If I asked you - is it a good idea to give your donors the choice of NOT donating to your cause - What would you say?
Good idea or not?
The truth: giving people the choice of NOT donating almost doubles the likelihood that they will donate, according to research of 22,000 participants. (This study was used in soliciting smaller and medium sized donations.)
In the study, they found that when subjects were asked on a street to give money to a cause, only 10.0% complied. However, when the phrase "...but you are free to accept or to refuse" was added, 47.5% now gave.
Why does this work?
According to Changingminds.org
"It’s because we have a fundamental need for a sense of control.
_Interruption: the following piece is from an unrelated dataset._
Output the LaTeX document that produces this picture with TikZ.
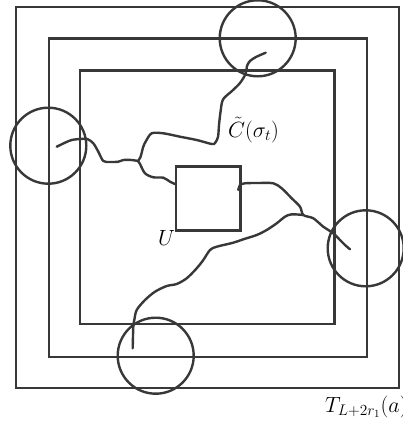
\documentclass[tikz,border=0pt]{standalone}
\usepackage{fix-cm}
\begin{document}
\begin{tikzpicture}[x=1pt,y=-1pt,
  ln/.style={line width=2.4pt,draw=black!78},
  ring/.style={circle,line width=2.4pt,draw=black!78,minimum size=76pt,inner sep=0pt},
  wig/.style={line width=2.4pt,draw=black!78,line join=round,line cap=round},
  lab/.style={inner sep=0pt,font=\fontsize{22}{26}\selectfont}]
\useasboundingbox (0,0) rectangle (403,423);
% squares
\draw[ln] (16,6.7) rectangle (399,388);
\draw[ln] (49,38.3) rectangle (366.7,356.7);
\draw[ln] (80,70.3) rectangle (334.3,324);
\node[ln,draw,minimum width=64.3pt,minimum height=64pt,inner sep=0pt,anchor=north west] (Ubox) at (175,165.3) {};
% circles
\node[ring] (ctop) at (257.7,38.3) {};
\node[ring] (cleft) at (48.3,145.7) {};
\node[ring] (cright) at (365.7,248.3) {};
\node[ring] (cbot) at (155.7,355.7) {};
% junctions
\coordinate (j1) at (138,161);
\coordinate (j2) at (303.3,215);
% left cluster
\draw[wig] plot[smooth,tension=0.5] coordinates {(265.7,52.7) (256,57) (250,61) (247,66) (245.5,74) (240,83) (232,91) (223,99.5) (220.5,112) (219,125) (218,137) (215,143) (211.7,144) (196.7,140) (180,136.7) (163.3,133.3) (151.7,133.3) (146,141) (143.3,146.7) (140.5,157) (138,161)};
\draw[wig] plot[smooth,tension=0.5] coordinates {(138,161) (131.7,160) (123.3,160) (118.3,161.7) (110,162) (103.3,161) (98.3,151.7) (93.3,143.3) (87.3,139) (80,139) (71.7,140) (65,142.7) (56.7,146.7)};
\draw[wig] plot[smooth,tension=0.5] coordinates {(138,161) (140,164) (145,173.3) (153.3,177.3) (163.3,177.7) (170,181.7) (175,184)};
% right cluster
\draw[wig] plot[smooth,tension=0.5] coordinates {(238.3,190) (240,185) (245,183.3) (258,183) (273.3,183.3) (281.7,188.3) (291.7,198.3) (300,206.7) (303.3,215) (313.3,218.3) (323.3,226.7) (333.3,233.3) (340,240) (345,245) (350,249.3)};
\draw[wig] plot[smooth,tension=0.5] coordinates {(303.3,215) (291.7,214.3) (285,216.7) (276.7,223.3) (266.7,230) (256.7,235) (243.3,239.3) (233.3,242.7) (216.7,246.7) (210,250) (203.3,260) (196.7,268.3) (186.7,278.3) (176.7,284) (166.7,286) (155,291.7) (145,300) (136.7,310) (134.3,320) (133.3,326.7) (132.7,348.3)};
% labels
\node[lab,anchor=base west] (lC) at (228,137.5) {$\tilde{C}(\sigma_t)$};
\node[lab,anchor=base west] (lU) at (158,245) {$U$};
\node[lab,anchor=base west] (lT) at (325,412) {$T_{L+2r_1}(a)$};
\end{tikzpicture}
\end{document}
This means, when we are asked to do something it may well feel that the requesting person is taking control. As a reaction, we are then more likely to refuse, asserting our ability to sustain control.
When the person is told they are free to accept or refuse, then they are formally given control and so do not have to wrest it back.
This wording also sets up an exchange dynamic whereby they feel obliged to repay the kindness in giving a free option to disadvantage the requesting person by not refusing the request."
The technique is shockingly simple. But it seems to go against every fiber of how most of us ask for donations.
How Does It Work?
All you need to do is ask people to donate, then add some variation of the following phrase: ‘But you are free to choose either way.’
This idea is best used when soliciting smaller and medium sized donors. This can work in all types of solicitations, either face to face, on the phone, and/or email.
“Joe, Can I ask you to sponsor one student scholarship today with a donation of $1.8K? Feel free to decide either way if you want to jump on board.“
“Simon, Would you help us reach our goal in our matched giving campaign with a donation of $250? You are free to decline me if you’d like.”
“Nancy, Would you consider donating increasing your donation this year from $500 to $1,000? Of course you are free to say yes or no.”
Other variations include:
- It's up to you
- It's your choice
- Make your own mind up
- Whatever you like
- Of course you are free to choose
This idea is not just useful in fundraising. In your leadership position, use it to get the buy in from your team, board and ambassadors.